*What is being asked*: Starting from the top of the material, restate each line exactly until the line that contains "-3.1, -3.0, -3.5, -3.7, -3.5, -3.4, -4.6, -5.1, -4.9, -4.8]", which is also copied. Pictures are excluded.

[Stored data]
----------------------------------------
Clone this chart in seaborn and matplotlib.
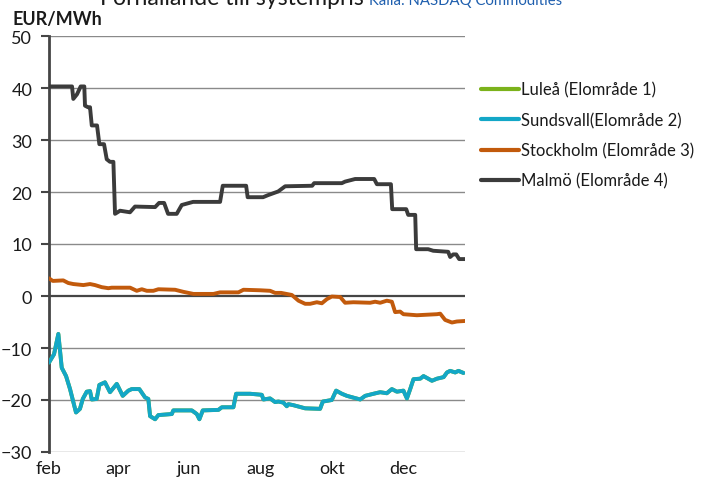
import matplotlib
matplotlib.use("Agg")
import matplotlib.pyplot as plt
import seaborn as sns
import pandas as pd

# Days counted from 1 February; values are EUR/MWh relative to the system price
malmo_day = [0, 19.7, 20.8, 24, 27.1, 30.2, 30.8, 33.4, 35.1, 36.6, 41.1, 43.1, 47.1,
             49.4, 52.2, 55.1, 56.5, 60.8, 69.3, 73.6, 90.8, 94.2, 98.5, 101.9, 109.3,
             113.6, 123.3, 146.4, 148.7, 168.7, 170, 183.2, 187.5, 196.1, 202.1, 225.2,
             226.9, 250.6, 253.4, 262, 278.3, 280.6, 292.6, 293.7, 305.7, 307.4, 313.4,
             314.2, 324.5, 328.8, 341.6, 343.3, 345.9, 348.5, 351, 356.2]
malmo_val = [40.3, 40.3, 37.9, 38.8, 40.3, 40.3, 36.6, 36.3, 36.3, 32.8, 32.8, 29.2, 29.2,
             26.3, 25.8, 25.8, 15.8, 16.4, 16.1, 17.2, 17.1, 17.9, 17.9, 15.8, 15.8,
             17.5, 18.1, 18.1, 21.2, 21.2, 19.0, 19.0, 19.4, 20.1, 21.1, 21.2,
             21.7, 21.7, 22.0, 22.5, 22.5, 21.5, 21.5, 16.7, 16.7, 15.6, 15.6,
             9.0, 9.0, 8.7, 8.5, 7.5, 8.0, 8.0, 7.1, 7.1]

sthlm_day = [0, 3.2, 12.2, 16.5, 20.8, 29.4, 35.1, 39.4, 45.1, 50.8, 53.7, 69.4, 75.1,
             79.4, 83.7, 89.3, 93.6, 107.9, 115, 123.6, 140.7, 146.4, 162.1, 166.4,
             180.7, 189.2, 193.5, 198.6, 207.8, 213.5, 219.2, 223.5, 229.2, 233.5,
             237.8, 242, 249.2, 253.4, 260.5, 274.8, 279.1, 283.4, 289.1, 293.4,
             296.2, 300.5, 303.3, 314.8, 332, 334.8, 339, 344.8, 349.1, 356.2]
sthlm_val = [3.4, 2.9, 3.0, 2.5, 2.3, 2.1, 2.3, 2.1, 1.7, 1.5, 1.6, 1.6, 1.0,
             1.3, 1.0, 1.0, 1.3, 1.2, 0.8, 0.4, 0.4, 0.7, 0.7, 1.2,
             1.1, 1.0, 0.6, 0.6, 0.2, -0.9, -1.5, -1.5, -1.2, -1.4,
             -0.6, -0.1, -0.2, -1.3, -1.2, -1.3, -1.1, -1.3, -0.9, -1.1,
             -3.1, -3.0, -3.5, -3.7, -3.5, -3.4, -4.6, -5.1, -4.9, -4.8]

sund_day = [0, 4.3, 8, 10.9, 14.6, 18, 23.1, 26.5, 28.9, 32.3, 35.1, 36.6, 40.8, 43.1,
            47.9, 52.2, 58, 63.1, 67.9, 70.8, 77.3, 82.2, 85, 86.5, 90.8, 93.6, 105.1,
            106.4, 122.2, 126.5, 128.7, 131.6, 145, 147.9, 157.8, 160.1, 172.1, 182.1,
            183.5, 189.2, 193.5, 196.3, 200.6, 203.5, 204.9, 209.2, 219.2, 232, 234.3,
            242, 245.7, 250.6, 254.9, 266.3, 270.6, 277.7, 283.4, 289.1, 293.4, 297.7,
            303.3, 306.3, 309.1, 311.9, 317.7, 320.5, 327.7, 332, 337.7, 340.6, 343.3,
            347.6, 350.4, 354.7]
sund_val = [-12.8, -11.2, -7.3, -13.8, -15.4, -17.9, -22.4, -21.7, -19.8, -18.4, -18.3,
            -19.9, -19.8, -17.1, -16.6, -18.5, -16.9, -19.2, -18.2, -17.9, -17.9, -19.5,
            -19.8, -23.1, -23.7, -22.9, -22.7, -22.0, -22.0, -22.7, -23.7, -22.0, -21.9,
            -21.4, -21.4, -18.8, -18.8, -19.0, -19.9, -19.7, -20.4, -20.3, -20.5, -21.2,
            -20.8, -21.0, -21.6, -21.7, -20.3, -20.0, -18.2, -18.8, -19.2, -19.9, -19.2,
            -18.8, -18.5, -18.7, -17.9, -18.4, -18.2, -19.7, -17.9, -16.0, -15.9, -15.4,
            -16.3, -15.9, -15.6, -14.7, -14.4, -14.7, -14.4, -14.8]

# Luleå (area 1) coincides with Sundsvall (area 2) over the whole period
lulea_day = list(sund_day)
lulea_val = list(sund_val)

series_names = ["Luleå (Elområde 1)", "Sundsvall(Elområde 2)",
                "Stockholm (Elområde 3)", "Malmö (Elområde 4)"]
series_colors = ["#7BB21B", "#13A7C7", "#C25A0C", "#3B3B3B"]

month_pos = [0, 59, 120, 181, 242, 303]
month_labels = ["feb", "apr", "jun", "aug", "okt", "dec"]

frames = []
for name, d, v in zip(series_names,
                      [lulea_day, sund_day, sthlm_day, malmo_day],
                      [lulea_val, sund_val, sthlm_val, malmo_val]):
    frames.append(pd.DataFrame({"dag": d, "pris": v, "område": name}))
df = pd.concat(frames, ignore_index=True)

sns.set_theme(style="white")
plt.rcParams["font.family"] = ["Lato", "DejaVu Sans"]

fig = plt.figure(figsize=(7.03, 4.85), dpi=100)
ax = fig.add_axes([49 / 703, 1 - 453 / 485, (465 - 49) / 703, (453 - 37) / 485])

for y in range(-30, 51, 10):
    if y == 0:
        ax.axhline(y, color="#454545", lw=1.6, zorder=1)
    else:
        ax.axhline(y, color="#8a8a8a", lw=1.0, zorder=1)

sns.lineplot(data=df, x="dag", y="pris", hue="område", hue_order=series_names,
             palette=dict(zip(series_names, series_colors)), estimator=None,
             linewidth=2.8, ax=ax, legend=False, zorder=3)

ax.set_xlim(0, 356)
ax.set_ylim(-30, 50)
ax.set_yticks(range(-30, 51, 10))
ax.set_xticks(month_pos)
ax.set_xticklabels(month_labels)
ax.set_xlabel("")
ax.set_ylabel("")
ax.tick_params(axis="y", length=6, width=1.5, color="#454545", pad=6,
               labelsize=13, labelcolor="#1a1a1a", direction="out", left=True)
ax.tick_params(axis="x", length=0, pad=6, labelsize=13, labelcolor="#1a1a1a")
for s in ["top", "right", "bottom"]:
    ax.spines[s].set_visible(False)
ax.spines["left"].set_color("#454545")
ax.spines["left"].set_linewidth(2.0)

fig.text(12 / 703, 1 - 20 / 485, "EUR/MWh", fontsize=13, fontweight="bold",
         va="center", ha="left", color="#1a1a1a")
fig.text(100 / 703, 1 - 5 / 485, "Förhållande till systempris", fontsize=16.6,
         va="baseline", ha="left", color="#1a1a1a")
fig.text(369 / 703, 1 - 5 / 485, "Källa: NASDAQ Commodities", fontsize=10.7,
         va="baseline", ha="left", color="#1F5FAE")

handles = [plt.Line2D([], [], color=c, lw=3) for c in series_colors]
fig.legend(handles, series_names, loc="upper left",
           bbox_to_anchor=(474 / 703, 1 - 76 / 485), frameon=False,
           fontsize=12, handlelength=2.3, handletextpad=0.12, labelspacing=0.85,
           borderaxespad=0, labelcolor="#1a1a1a")

fig.savefig("out.png", dpi=100)
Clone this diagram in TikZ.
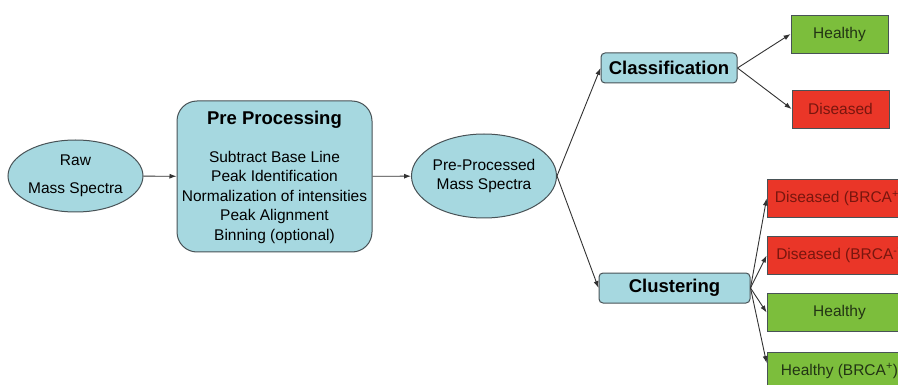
\documentclass[tikz,border=0pt]{standalone}
\usepackage{fontspec}
\setmainfont{Liberation Sans}
\usepackage{tikz}
\usetikzlibrary{shapes.geometric}
\usetikzlibrary{arrows.meta}

\definecolor{stagefill}{RGB}{166,216,224}
\definecolor{edgegray}{RGB}{72,82,86}
\definecolor{goodfill}{RGB}{124,190,60}
\definecolor{goodtext}{RGB}{34,52,20}
\definecolor{badfill}{RGB}{234,54,40}
\definecolor{badtext}{RGB}{120,22,14}
\definecolor{flowgray}{RGB}{50,50,50}

\begin{document}
\begin{tikzpicture}[x=1pt,y=-1pt,
    font=\fontsize{15.5}{19.5}\selectfont,
    oval/.style={ellipse,draw=edgegray,fill=stagefill,line width=1pt,inner sep=0pt,align=center},
    stage/.style={rectangle,rounded corners=4pt,draw=edgegray,fill=stagefill,line width=1pt,
      minimum height=30pt,inner sep=0pt,font=\bfseries\fontsize{18.5}{22}\selectfont},
    good/.style={rectangle,draw=edgegray,fill=goodfill,text=goodtext,line width=0.8pt,
      minimum height=38pt,inner sep=0pt},
    bad/.style={rectangle,draw=edgegray,fill=badfill,text=badtext,line width=0.8pt,
      minimum height=38pt,inner sep=0pt},
    flow/.style={draw=flowgray,line width=0.9pt,-{Latex[length=7pt,width=5pt]}}]
  \useasboundingbox (0,0) rectangle (898,385);
  \clip (0,0) rectangle (898,385);

  % input and pre processing
  \node[oval,minimum width=135pt,minimum height=72pt] (raw) at (75.5,176)
    {Raw\\[8.5pt]Mass Spectra};
  \node[rectangle,rounded corners=20pt,draw=edgegray,fill=stagefill,line width=1pt,
    minimum width=195pt,minimum height=151pt] (pre) at (274.5,176.5) {};
  \node[font=\bfseries\fontsize{18.5}{22}\selectfont] (pretitle) at (274.5,120) {Pre Processing};
  \node[align=center] (presteps) at (274.5,197)
    {Subtract Base Line\\Peak Identification\\Normalization of intensities\\Peak Alignment\\Binning (optional)};
  \node[oval,minimum width=145pt,minimum height=84pt] (spectra) at (484,176)
    {Pre-Processed\\Mass Spectra};

  % analysis
  \node[stage,minimum width=136pt] (classif) at (669,68) {Classification};
  \node[stage,minimum width=151pt] (cluster) at (674.5,288) {Clustering};

  % outcomes
  \node[good,minimum width=97pt] (healthyA) at (839.5,34) {Healthy};
  \node[bad,minimum width=97pt] (diseasedA) at (840.5,109) {Diseased};
  \node[bad,minimum width=145pt] (diseasedP) at (839.5,198.5) {Diseased (BRCA\textsuperscript{+})};
  \node[bad,minimum width=145pt] (diseasedM) at (839.5,255.5) {Diseased (BRCA\textsuperscript{-})};
  \node[good,minimum width=145pt] (healthyB) at (839.5,312.5) {Healthy};
  \node[good,minimum width=145pt] (healthyP) at (839.5,371) {Healthy (BRCA\textsuperscript{+})};

  \draw[flow] (raw) -- (pre);
  \draw[flow] (pre) -- (spectra);
  \draw[flow] (spectra.east) -- (classif.west);
  \draw[flow] (spectra.east) -- (cluster.west);
  \draw[flow] (classif.east) -- (healthyA.west);
  \draw[flow] (classif.east) -- (diseasedA.west);
  \draw[flow] (cluster.east) -- (diseasedP.west);
  \draw[flow] (cluster.east) -- (diseasedM.west);
  \draw[flow] (cluster.east) -- (healthyB.west);
  \draw[flow] (cluster.east) -- ([yshift=8pt]healthyP.west);
\end{tikzpicture}
\end{document}
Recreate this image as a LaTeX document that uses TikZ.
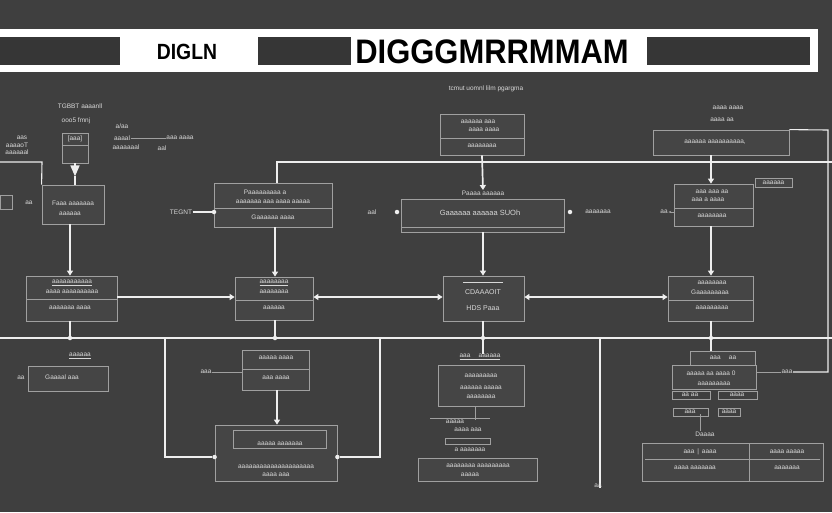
\documentclass[tikz,border=0pt]{standalone}
\usepackage{fontspec}
\setmainfont{Liberation Sans}
\usetikzlibrary{arrows.meta}
\definecolor{bgc}{HTML}{3F3F3F}
\definecolor{darkr}{HTML}{363636}
\definecolor{boxc}{HTML}{A0A0A0}
\definecolor{boxf}{HTML}{454545}
\definecolor{txtc}{HTML}{D8D8D8}
\definecolor{linec}{HTML}{EEEEEE}
\begin{document}
\begin{tikzpicture}[x=1pt,y=-1pt,
  bx/.style={draw=boxc, fill=boxf, line width=0.8pt, inner sep=0pt},
  lb/.style={text=txtc, font=\fontsize{6.5}{7.5}\selectfont, inner sep=0.5pt},
  wire/.style={draw=linec, line width=1.7pt},
  bus/.style={draw=linec, line width=1.1pt},
  thin/.style={draw=boxc, line width=0.6pt},
  arr/.style={wire, -{Triangle[length=5pt,width=6pt]}},
  darr/.style={wire, {Triangle[length=5pt,width=6pt]}-{Triangle[length=5pt,width=6pt]}},
  dotn/.style={circle, fill=linec, inner sep=0pt, minimum size=4.5pt}]
\useasboundingbox (0,0) rectangle (832,512);
\fill[bgc] (0,0) rectangle (832,512);
% ---------- title bar
\fill[white] (0,29) rectangle (818,72);
\fill[darkr] (0,37) rectangle (120,65);
\fill[darkr] (258,37) rectangle (351,65);
\fill[darkr] (647,37) rectangle (810,65);
\node[text=black, font=\bfseries\fontsize{22}{22}\selectfont, inner sep=0] (t1) at (187,52) {\scalebox{0.88}[1]{DIGLN}};
\node[text=black, font=\bfseries\fontsize{34}{34}\selectfont, inner sep=0] (t2) at (492,52) {\scalebox{0.91}[1]{DIGGGMRRMMAM}};
\node[lb] (sub) at (486,89) {tcmut uomnl lilm pgargma};
% ---------- top-left cluster
\node[lb] (la1) at (80,106) {TGBBT aaaanll};
\node[lb] (la2) at (76,121) {ooo5 fmnj};
\node[bx, minimum width=26pt, minimum height=30pt] (A0) at (75,148) {};
\draw[thin] (62,145) -- (88,145);
\node[lb] (A0t) at (75,139) {[aaa]};
\node[lb] (ll1) at (22,138) {aas};
\node[lb] (ll2) at (17,145) {aaaaoT};
\node[lb] (ll3) at (17,152) {aaaaaal};
\node[lb] (lr1) at (122,126) {a/aa};
\node[lb] (lr2) at (122,138) {aaaal};
\node[lb] (lr3) at (126,147) {aaaaaaal};
\node[lb] (lr4) at (180,138) {aaa aaaa};
\node[lb] (lr5) at (162,148) {aal};
\draw[thin] (lr2.east) -- (lr4.west);
\node[bx, minimum width=62pt, minimum height=39pt] (A1) at (73,204.5) {};
\node[lb] (A1a) at (73,203) {Faaa aaaaaaa};
\node[lb] (A1b) at (70,214) {aaaaaa};
\fill[boxf, draw=boxc, line width=0.6pt] (0,195) rectangle (12,209);
\node[lb] (A1l) at (29,203) {aa};
\coordinate (tl0) at (0,162);
\coordinate (tl1) at (42,162);
\draw[bus] (tl0) -- (tl1) -- (A1.north west);
\draw[wire, -{Triangle[length=11pt,width=9pt]}] (A0.south) -- ++(0,13) coordinate (A0e);
\draw[bus] (A0e) -- (A1.north -| A0e);
% ---------- B1
\node[bx, minimum width=118pt, minimum height=44pt] (B1) at (273,205) {};
\draw[thin] (214,208) -- (332,208);
\node[lb] (B1a) at (265,192) {Paaaaaaaaa a};
\node[lb] (B1b) at (273,202) {aaaaaaa aaa aaaa aaaaa};
\node[lb] (B1c) at (273,217) {Gaaaaaa aaaa};
\node[lb] (teg) at (181,212) {TEGNT};
\node[dotn] (d1) at (214,212) {};
\draw[bus] (teg.east) -- (d1);
% ---------- C0 / C1
\node[bx, minimum width=84pt, minimum height=41pt] (C0) at (482,134.5) {};
\draw[thin] (440,138) -- (524,138);
\node[lb] (C0a) at (478,122) {aaaaaa aaa};
\node[lb] (C0b) at (484,130) {aaaa aaaa};
\node[lb] (C0c) at (482,146) {aaaaaaaa};
\node[lb] (C1l) at (483,193) {Paaaa aaaaaa};
\node[bx, minimum width=163pt, minimum height=33pt] (C1) at (482.5,215.5) {};
\draw[thin] (401,227) -- (564,227);
\node[lb, font=\fontsize{7.5}{8.5}\selectfont] (C1a) at (480,213) {Gaaaaaa aaaaaa SUOh};
\node[lb] (aal) at (372,212) {aal};
\node[dotn] (d2) at (397,212) {};
\node[dotn] (d3) at (570,212) {};
\node[lb] (C1r) at (598,212) {aaaaaaa};
% ---------- D0 / D1
\node[lb] (ld1) at (728,108) {aaaa aaaa};
\node[lb] (ld2) at (722,120) {aaaa aa};
\node[bx, minimum width=136pt, minimum height=25pt] (D0) at (721,142.5) {};
\node[lb] (D0a) at (715,142) {aaaaaa aaaaaaaaaa,};
\node[bx, minimum width=79pt, minimum height=42pt] (D1) at (713.5,205) {};
\draw[thin] (674,208) -- (753,208);
\node[lb] (D1a) at (712,192) {aaa aaa aa};
\node[lb] (D1b) at (708,200) {aaa a aaaa};
\node[lb] (D1c) at (712,216) {aaaaaaaa};
\node[bx, minimum width=37pt, minimum height=9pt] (D1t) at (773.5,182.5) {};
\node[lb] (D1tt) at (773.5,182.5) {aaaaaa};
\node[lb] (D1l) at (664,212) {aa};
\draw[thin, -{Stealth[length=3pt]}] (D1.west |- D1l) -- (D1l.east);
% ---------- top buses
\coordinate (tr) at (832,162);
\coordinate (rv0) at (828,130);
\coordinate (rv1) at (828,372);
\draw[bus] (B1.north -| 277,0) |- (tr);
\draw[arr] (C0.south) -- (C1l.north);
\draw[arr] (D0.south -| 711,0) -- (D1.north -| 711,0);
% ---------- row 2
\node[bx, minimum width=91pt, minimum height=45pt] (E) at (71.5,298.5) {};
\draw[thin] (26,299) -- (117,299);
\node[lb] (Ea) at (72,283) {\underline{aaaaaaaaaaa}};
\node[lb] (Eb) at (72,292) {aaaa aaaaaaaaaa};
\node[lb] (Ec) at (70,308) {aaaaaaa aaaa};
\node[bx, minimum width=78pt, minimum height=43pt] (F) at (274,298.5) {};
\draw[thin] (235,300) -- (313,300);
\node[lb] (Fa) at (274,283) {\underline{aaaaaaaa}};
\node[lb] (Fb) at (274,292) {aaaaaaaa};
\node[lb] (Fc) at (274,308) {aaaaaa};
\node[bx, minimum width=81pt, minimum height=45pt] (G) at (483.5,298.5) {};
\node[lb] (Ga) at (483,282) {\underline{\hspace{40pt}}};
\node[lb, font=\fontsize{7}{8}\selectfont] (Gb) at (483,292) {CDAAAOIT};
\node[lb, font=\fontsize{7}{8}\selectfont] (Gc) at (483,308) {HDS Paaa};
\node[bx, minimum width=85pt, minimum height=45pt] (H) at (710.5,298.5) {};
\draw[thin] (668,300) -- (753,300);
\node[lb] (Ha) at (712,283) {aaaaaaaa};
\node[lb] (Hb) at (710,292) {Gaaaaaaaaa};
\node[lb] (Hc) at (712,308) {aaaaaaaaa};
\draw[arr] (A1.south -| 70,0) -- (E.north -| 70,0);
\draw[arr] (B1.south -| 275,0) -- (F.north -| 275,0);
\draw[arr] (C1.south -| 483,0) -- (G.north -| 483,0);
\draw[arr] (D1.south -| 711,0) -- (H.north -| 711,0);
\draw[arr] (E.east |- 0,297) -- (F.west |- 0,297);
\draw[darr] (F.east |- 0,297) -- (G.west |- 0,297);
\draw[darr] (G.east |- 0,297) -- (H.west |- 0,297);
% ---------- lower bus
\coordinate (bl) at (0,338);
\coordinate (br) at (832,338);
\draw[bus] (bl) -- (br);
\node[dotn] (e1) at (70,338) {};
\node[dotn] (e2) at (275,338) {};
\node[dotn] (e3) at (483,338) {};
\node[dotn] (e4) at (711,338) {};
\draw[wire] (E.south -| 70,0) -- (e1);
\draw[wire] (F.south -| 275,0) -- (e2);
% ---------- bottom left
\node[lb] (I0l) at (80,356) {\underline{aaaaaa}};
\node[bx, minimum width=80pt, minimum height=25pt] (I0) at (68,378.5) {};
\node[lb] (I0a) at (62,377) {Gaaaal aaa};
\node[lb] (I0s) at (21,378) {aa};
% ---------- J0 / J
\node[bx, minimum width=67pt, minimum height=40pt] (J0) at (275.5,370) {};
\draw[thin] (242,369) -- (309,369);
\node[lb] (J0a) at (276,358) {aaaaa aaaa};
\node[lb] (J0b) at (276,378) {aaa aaaa};
\node[lb] (J0l) at (206,372) {aaa};
\draw[thin] (J0l.east) -- (J0.west |- J0l);
\node[bx, minimum width=122pt, minimum height=56pt] (J) at (276,453) {};
\draw[thin] (233,430) rectangle (326,448);
\node[lb] (Ja) at (280,444) {aaaaa aaaaaaa};
\node[lb] (Jb) at (276,467) {aaaaaaaaaaaaaaaaaaaaa};
\node[lb] (Jc) at (276,475) {aaaa aaa};
\draw[arr] (J0.south -| 277,0) -- (J.north -| 277,0);
\coordinate (jl0) at (165,338);
\coordinate (jl1) at (165,457);
\coordinate (jr0) at (380,338);
\coordinate (jr1) at (380,457);
\node[dotn] (jd1) at (J.west |- 0,457) {};
\node[dotn] (jd2) at (J.east |- 0,457) {};
\draw[bus] (jl0) -- (jl1) -- (jd1);
\draw[bus] (jr0) -- (jr1) -- (jd2);
% ---------- center bottom
\node[lb] (K0l) at (480,357) {\underline{aaa \quad aaaaaa}};
\draw[wire] (G.south -| 483,0) -- (K0l.north -| 483,0);
\node[bx, minimum width=86pt, minimum height=41pt] (K0) at (481,385.5) {};
\node[lb] (K0a) at (481,376) {aaaaaaaaa};
\node[lb] (K0b) at (481,388) {aaaaaa aaaaa};
\node[lb] (K0c) at (481,397) {aaaaaaaa};
\node[lb] (s1) at (455,422) {aaaaa};
\node[lb] (s2) at (468,430) {aaaa aaa};
\draw[thin] (430,418) -- (490,418);
\draw[thin] (445,438) rectangle (490,444);
\node[lb] (s3) at (470,450) {a aaaaaaa};
\draw[thin] (K0.south -| 475,0) -- (s1.north -| 475,0);
\node[bx, minimum width=119pt, minimum height=23pt] (KB) at (477.5,469.5) {};
\node[lb] (KBa) at (478,466) {aaaaaaaa aaaaaaaaa};
\node[lb] (KBb) at (470,475) {aaaaa};
\coordinate (v0) at (600,338);
\coordinate (v1) at (600,488);
\draw[bus] (v0) -- (v1);
\node[lb] (vl) at (598,486) {aa};
% ---------- right bottom
\node[bx, minimum width=65pt, minimum height=14pt] (K1) at (723,358) {};
\node[lb] (K1a) at (723,358) {aaa \quad aa};
\node[bx, minimum width=84pt, minimum height=24pt] (K2) at (714,377) {};
\node[lb] (K2a) at (711,373) {aaaaa aa aaaa 0};
\node[lb] (K2b) at (714,384) {aaaaaaaaa};
\draw[thin] (672,391) rectangle (710,399);
\draw[thin] (718,391) rectangle (757,399);
\node[lb] (K3a) at (690,395) {aa aa};
\node[lb] (K3b) at (737,395) {aaaa};
\draw[thin] (673,408) rectangle (708,416);
\draw[thin] (718,408) rectangle (740,416);
\node[lb] (K4a) at (690,412) {aaa};
\node[lb] (K4b) at (729,412) {aaaa};
\node[lb] (K5) at (705,434) {Daaaa};
\draw[wire] (H.south -| 711,0) -- (K1.north -| 711,0);
\draw[thin] (K4a.south -| 700,0) -- (K5.north -| 700,0);
\node[bx, minimum width=181pt, minimum height=38pt] (L) at (732.5,462) {};
\draw[thin] (749,443) -- (749,481);
\draw[thin] (645,459) -- (820,459);
\node[lb] (La) at (700,452) {aaa \,|\, aaaa};
\node[lb] (Lb) at (787,452) {aaaa aaaaa};
\node[lb] (Lc) at (695,468) {aaaa aaaaaaa};
\node[lb] (Ld) at (787,468) {aaaaaaa};
\node[lb] (rtag) at (787,372) {aaa};
\draw[bus] (D0.north east) -- (rv0) -- (rv1) -- (rtag.east);
\draw[thin] (rtag.west) -- (K2.east |- rtag);
\end{tikzpicture}
\end{document}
----------------------------------------
*Task output*:
Clone this chart in seaborn and matplotlib.
import matplotlib
matplotlib.use("Agg")
import matplotlib.pyplot as plt
import seaborn as sns
import pandas as pd

# Days counted from 1 February; values are EUR/MWh relative to the system price
malmo_day = [0, 19.7, 20.8, 24, 27.1, 30.2, 30.8, 33.4, 35.1, 36.6, 41.1, 43.1, 47.1,
             49.4, 52.2, 55.1, 56.5, 60.8, 69.3, 73.6, 90.8, 94.2, 98.5, 101.9, 109.3,
             113.6, 123.3, 146.4, 148.7, 168.7, 170, 183.2, 187.5, 196.1, 202.1, 225.2,
             226.9, 250.6, 253.4, 262, 278.3, 280.6, 292.6, 293.7, 305.7, 307.4, 313.4,
             314.2, 324.5, 328.8, 341.6, 343.3, 345.9, 348.5, 351, 356.2]
malmo_val = [40.3, 40.3, 37.9, 38.8, 40.3, 40.3, 36.6, 36.3, 36.3, 32.8, 32.8, 29.2, 29.2,
             26.3, 25.8, 25.8, 15.8, 16.4, 16.1, 17.2, 17.1, 17.9, 17.9, 15.8, 15.8,
             17.5, 18.1, 18.1, 21.2, 21.2, 19.0, 19.0, 19.4, 20.1, 21.1, 21.2,
             21.7, 21.7, 22.0, 22.5, 22.5, 21.5, 21.5, 16.7, 16.7, 15.6, 15.6,
             9.0, 9.0, 8.7, 8.5, 7.5, 8.0, 8.0, 7.1, 7.1]

sthlm_day = [0, 3.2, 12.2, 16.5, 20.8, 29.4, 35.1, 39.4, 45.1, 50.8, 53.7, 69.4, 75.1,
             79.4, 83.7, 89.3, 93.6, 107.9, 115, 123.6, 140.7, 146.4, 162.1, 166.4,
             180.7, 189.2, 193.5, 198.6, 207.8, 213.5, 219.2, 223.5, 229.2, 233.5,
             237.8, 242, 249.2, 253.4, 260.5, 274.8, 279.1, 283.4, 289.1, 293.4,
             296.2, 300.5, 303.3, 314.8, 332, 334.8, 339, 344.8, 349.1, 356.2]
sthlm_val = [3.4, 2.9, 3.0, 2.5, 2.3, 2.1, 2.3, 2.1, 1.7, 1.5, 1.6, 1.6, 1.0,
             1.3, 1.0, 1.0, 1.3, 1.2, 0.8, 0.4, 0.4, 0.7, 0.7, 1.2,
             1.1, 1.0, 0.6, 0.6, 0.2, -0.9, -1.5, -1.5, -1.2, -1.4,
             -0.6, -0.1, -0.2, -1.3, -1.2, -1.3, -1.1, -1.3, -0.9, -1.1,
             -3.1, -3.0, -3.5, -3.7, -3.5, -3.4, -4.6, -5.1, -4.9, -4.8]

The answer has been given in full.